--- begin Data for this exercise ---

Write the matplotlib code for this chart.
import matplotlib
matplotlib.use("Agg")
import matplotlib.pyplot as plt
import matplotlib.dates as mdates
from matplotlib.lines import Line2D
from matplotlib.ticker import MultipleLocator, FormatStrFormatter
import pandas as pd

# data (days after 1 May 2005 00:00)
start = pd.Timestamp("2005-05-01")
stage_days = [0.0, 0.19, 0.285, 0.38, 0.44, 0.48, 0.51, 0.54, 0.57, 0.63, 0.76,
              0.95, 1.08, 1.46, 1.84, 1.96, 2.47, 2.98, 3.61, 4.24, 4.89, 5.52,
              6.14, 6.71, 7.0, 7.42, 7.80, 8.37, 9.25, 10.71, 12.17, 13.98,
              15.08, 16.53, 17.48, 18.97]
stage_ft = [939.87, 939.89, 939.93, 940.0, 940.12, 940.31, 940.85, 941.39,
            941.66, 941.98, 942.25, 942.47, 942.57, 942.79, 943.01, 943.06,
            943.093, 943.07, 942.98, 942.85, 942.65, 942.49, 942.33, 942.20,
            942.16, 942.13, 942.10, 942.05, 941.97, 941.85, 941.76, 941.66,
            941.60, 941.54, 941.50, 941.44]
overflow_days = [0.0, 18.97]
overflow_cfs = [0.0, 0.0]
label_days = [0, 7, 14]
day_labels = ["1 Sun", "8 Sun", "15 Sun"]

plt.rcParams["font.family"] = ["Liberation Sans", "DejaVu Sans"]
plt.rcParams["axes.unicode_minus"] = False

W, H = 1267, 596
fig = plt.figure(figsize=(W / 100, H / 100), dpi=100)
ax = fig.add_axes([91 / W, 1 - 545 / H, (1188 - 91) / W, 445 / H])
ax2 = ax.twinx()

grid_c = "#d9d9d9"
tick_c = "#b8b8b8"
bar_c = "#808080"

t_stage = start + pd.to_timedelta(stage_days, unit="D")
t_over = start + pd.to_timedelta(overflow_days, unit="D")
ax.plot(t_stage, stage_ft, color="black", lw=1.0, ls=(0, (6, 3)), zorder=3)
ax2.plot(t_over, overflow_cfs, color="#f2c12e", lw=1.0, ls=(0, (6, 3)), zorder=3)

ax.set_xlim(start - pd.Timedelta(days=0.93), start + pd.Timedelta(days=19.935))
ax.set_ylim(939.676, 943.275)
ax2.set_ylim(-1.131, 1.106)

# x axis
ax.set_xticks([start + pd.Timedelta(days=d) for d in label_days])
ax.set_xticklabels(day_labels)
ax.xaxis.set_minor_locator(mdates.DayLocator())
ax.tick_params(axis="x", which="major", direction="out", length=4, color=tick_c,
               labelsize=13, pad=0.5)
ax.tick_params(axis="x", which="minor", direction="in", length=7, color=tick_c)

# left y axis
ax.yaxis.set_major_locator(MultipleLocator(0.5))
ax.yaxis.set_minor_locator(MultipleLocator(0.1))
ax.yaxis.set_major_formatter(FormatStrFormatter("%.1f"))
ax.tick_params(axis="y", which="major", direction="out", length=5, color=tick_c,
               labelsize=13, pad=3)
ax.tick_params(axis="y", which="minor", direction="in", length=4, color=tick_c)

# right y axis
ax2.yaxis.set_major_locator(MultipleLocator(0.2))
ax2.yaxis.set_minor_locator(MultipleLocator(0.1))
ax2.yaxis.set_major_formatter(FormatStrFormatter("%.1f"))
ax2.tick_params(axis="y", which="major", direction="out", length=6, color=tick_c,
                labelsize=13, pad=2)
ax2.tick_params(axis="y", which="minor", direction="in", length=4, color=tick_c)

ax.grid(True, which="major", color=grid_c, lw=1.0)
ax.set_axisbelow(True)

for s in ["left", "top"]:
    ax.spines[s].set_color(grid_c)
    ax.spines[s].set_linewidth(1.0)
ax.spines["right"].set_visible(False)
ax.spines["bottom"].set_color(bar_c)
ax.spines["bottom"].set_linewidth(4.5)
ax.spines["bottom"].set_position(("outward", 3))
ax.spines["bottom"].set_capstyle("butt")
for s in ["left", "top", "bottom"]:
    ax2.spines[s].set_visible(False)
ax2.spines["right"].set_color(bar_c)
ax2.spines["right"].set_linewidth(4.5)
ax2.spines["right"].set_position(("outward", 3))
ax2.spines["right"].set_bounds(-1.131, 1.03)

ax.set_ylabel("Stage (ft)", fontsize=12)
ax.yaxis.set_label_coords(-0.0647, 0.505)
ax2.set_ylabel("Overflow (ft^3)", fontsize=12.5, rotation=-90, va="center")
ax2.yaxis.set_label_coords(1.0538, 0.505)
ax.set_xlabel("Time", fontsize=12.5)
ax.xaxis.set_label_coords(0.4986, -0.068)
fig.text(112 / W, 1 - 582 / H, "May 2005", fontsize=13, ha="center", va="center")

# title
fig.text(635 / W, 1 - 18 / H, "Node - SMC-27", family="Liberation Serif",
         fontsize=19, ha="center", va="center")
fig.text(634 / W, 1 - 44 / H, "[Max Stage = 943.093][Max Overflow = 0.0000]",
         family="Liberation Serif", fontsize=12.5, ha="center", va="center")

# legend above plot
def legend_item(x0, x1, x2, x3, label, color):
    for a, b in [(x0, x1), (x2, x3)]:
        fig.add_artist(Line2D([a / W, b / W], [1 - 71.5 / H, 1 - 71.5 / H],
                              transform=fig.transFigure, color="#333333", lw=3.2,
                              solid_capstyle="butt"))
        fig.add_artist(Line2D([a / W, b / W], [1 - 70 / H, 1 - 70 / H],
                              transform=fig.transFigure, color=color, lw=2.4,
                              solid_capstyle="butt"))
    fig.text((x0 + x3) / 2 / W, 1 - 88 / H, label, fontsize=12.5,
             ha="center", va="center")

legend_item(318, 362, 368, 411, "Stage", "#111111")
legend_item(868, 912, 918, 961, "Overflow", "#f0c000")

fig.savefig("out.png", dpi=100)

--- end Data for this exercise ---
--- begin Data for this exercise ---

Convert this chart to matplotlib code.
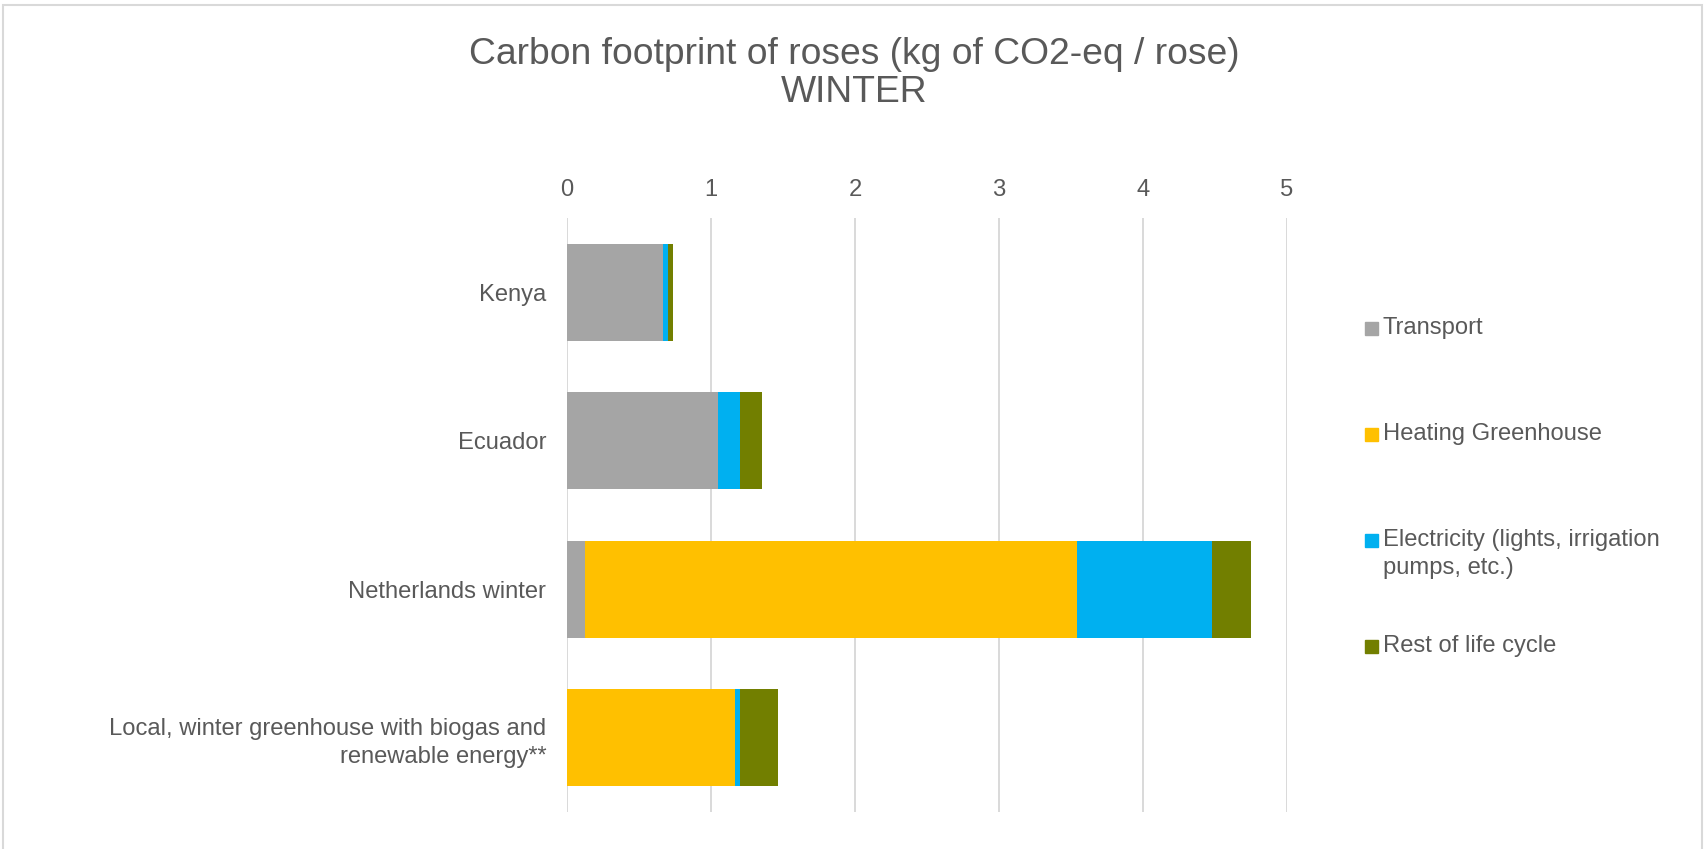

--- end Data for this exercise ---
--- begin Data for this exercise ---

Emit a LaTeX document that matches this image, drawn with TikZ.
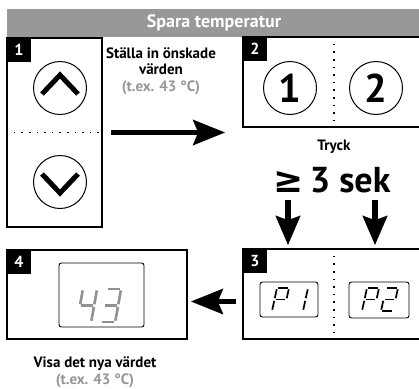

--- end Data for this exercise ---

In the listing above, find the line with "Write the matplotlib code for this chart." and the line with "import pandas as pd". Output those two lines and every line between them, exactly as written.

● Solved exercise:
Write the matplotlib code for this chart.
import matplotlib
matplotlib.use("Agg")
import matplotlib.pyplot as plt
import matplotlib.dates as mdates
from matplotlib.lines import Line2D
from matplotlib.ticker import MultipleLocator, FormatStrFormatter
import pandas as pd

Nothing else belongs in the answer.